In the present case the area designated as Zone III was initially classified for residential use, and during the 22 years prior to the 1962 ordinance many individuals purchased or improved properties therein in reliance upon the initial residential zoning. In fact one witness, Eleanor W. Pomeroy, testified that she had spent over $20,000 in rehabilitating *565 her home, and that the other homeowners in the block each expended from $300 to $500 each year in maintaining their premises. It also appears from the evidence that only about one half of Zone II is actually being used for business purposes and that several properties formerly devoted to commercial use are now vacant, whereas the residentially zoned areas to the north, west, and south of Zone III are actually being utilized for residential purposes. It is uncontroverted that the establishment of commercial enterprises within Zone III would severly depreciate the value of adjoining residential properties and there is no evidence to indicate that any parcel, even the Cox lot, would be more suitable or valuable for a business use. Nor does it appear that the rezoning was in the interest of public health, safety, morals, or welfare. To the contrary, plaintiffs' proof establishes that the location of businesses within this locality would increase the already heavy flow of traffic on Main Street and would be detrimental to the existing school activities. Furthermore, the divergent conclusions reached by the two zoning commissions which studied the problem tend to indicate that the public need for the reclassification of Zone III was not clearly evident.
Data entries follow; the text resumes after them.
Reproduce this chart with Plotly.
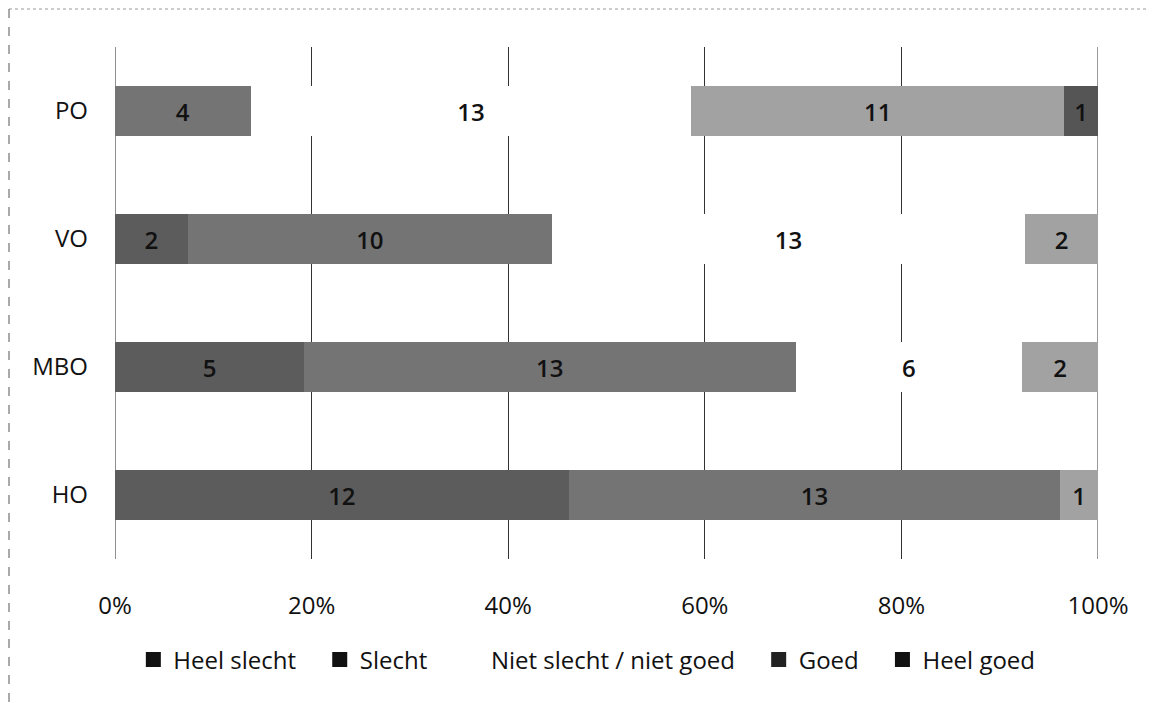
import plotly.graph_objects as go

categories = ["PO", "VO", "MBO", "HO"]
series_names = ["Heel slecht", "Slecht", "Niet slecht / niet goed", "Goed", "Heel goed"]
heel_slecht = [0, 2, 5, 12]
slecht = [4, 10, 13, 13]
niet = [13, 13, 6, 0]
goed = [11, 2, 2, 1]
heel_goed = [1, 0, 0, 0]
tick_vals = [0, 20, 40, 60, 80, 100]
tick_text = ["0%", "20%", "40%", "60%", "80%", "100%"]

series_values = [heel_slecht, slecht, niet, goed, heel_goed]
colors = ["#5c5c5c", "#747474", "#ffffff", "#a2a2a2", "#555555"]
legend_colors = ["#111111", "#111111", "#ffffff", "#222222", "#111111"]

FONT = "Open Sans"
NBSP = "\u00a0"

fig = go.Figure()
for name, vals, col in zip(series_names, series_values, colors):
    fig.add_trace(go.Bar(
        y=categories, x=vals, name=name, orientation="h",
        marker=dict(color=col, line=dict(width=0)),
        text=[str(v) if v else "" for v in vals],
        textposition="inside", insidetextanchor="middle",
        constraintext="none",
        textfont=dict(family=FONT, size=24, color="#111111", weight=600),
        width=0.39, showlegend=False,
        hoverinfo="x+y+name",
    ))

for i, (name, lc) in enumerate(zip(series_names, legend_colors)):
    pad = NBSP * 3 if i < len(series_names) - 1 else ""
    fig.add_trace(go.Scatter(
        x=[None], y=[None], mode="markers", name=name + pad,
        marker=dict(symbol="square", size=15, color=lc),
        showlegend=True, hoverinfo="skip",
    ))

W, H = 1157, 703
L, R, T, B = 107, 67, 39, 152
pw, ph = W - L - R, H - T - B

def px_x(p):
    return (p - L) / pw

def px_y(p):
    return (H - B - p) / ph

fig.update_layout(
    width=W, height=H,
    barmode="stack", barnorm="percent",
    margin=dict(l=L, r=R, t=T, b=B),
    paper_bgcolor="white", plot_bgcolor="white",
    font=dict(family=FONT, size=22, color="#111111"),
    xaxis=dict(range=[0, 100], tickvals=tick_vals, ticktext=tick_text,
               showgrid=True, gridcolor="#333333", gridwidth=1,
               zeroline=False, showline=False, ticks="",
               tickfont=dict(family=FONT, size=24, color="#111111"),
               ticklabelstandoff=30, fixedrange=True),
    yaxis=dict(categoryorder="array", categoryarray=categories[::-1],
               showgrid=False, zeroline=False, showline=False, ticks="",
               tickfont=dict(family=FONT, size=24, color="#111111"),
               ticklabelstandoff=26),
    legend=dict(orientation="h", x=0.48, xanchor="center", y=-0.197, yanchor="middle",
                font=dict(family=FONT, size=24, color="#111111"),
                traceorder="normal", itemwidth=30),
    showlegend=True,
    shapes=[
        dict(type="line", xref="paper", yref="paper", layer="above",
             x0=px_x(1), x1=px_x(1145), y0=px_y(1), y1=px_y(1),
             line=dict(color="#999999", width=1, dash="dot")),
        dict(type="line", xref="paper", yref="paper", layer="above",
             x0=px_x(1), x1=px_x(1), y0=px_y(1), y1=px_y(702),
             line=dict(color="#555555", width=1, dash="dash")),
        dict(type="line", xref="x", yref="paper", layer="below",
             x0=0, x1=0, y0=0, y1=1,
             line=dict(color="#222222", width=1)),
        dict(type="line", xref="x", yref="paper", layer="below",
             x0=100, x1=100, y0=0, y1=1,
             line=dict(color="#333333", width=1)),
    ],
)

fig.write_html("out.html")
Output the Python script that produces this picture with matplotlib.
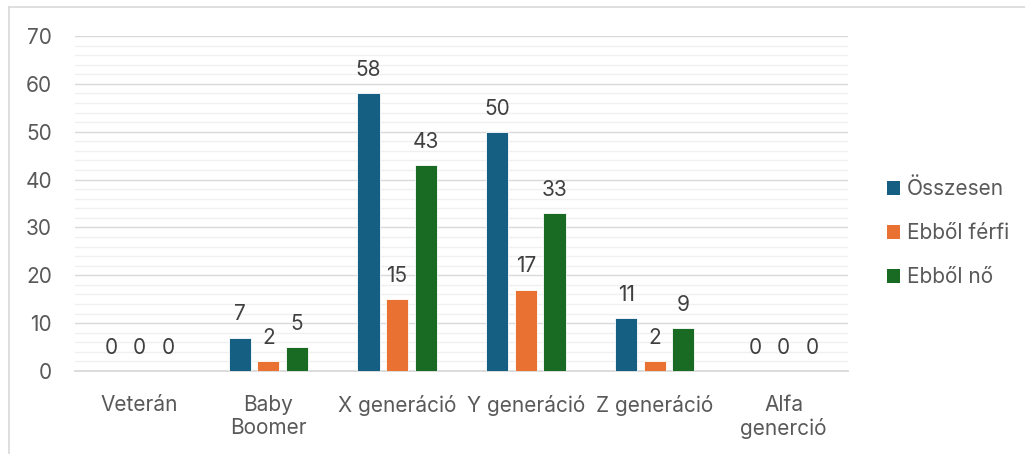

It is our opinion that public interest did not require the changing of Zone III from residential to business use, and that in this respect the 1962 ordinance constituted an unreasonable invasion of the property rights of those individuals who had theretofore purchased homes within the area in reliance upon the original zoning ordinance. Accordingly, the judgment of the circuit court of White County is reversed and the cause is remanded with directions to grant the relief prayed.

Reversed and remanded, with directions.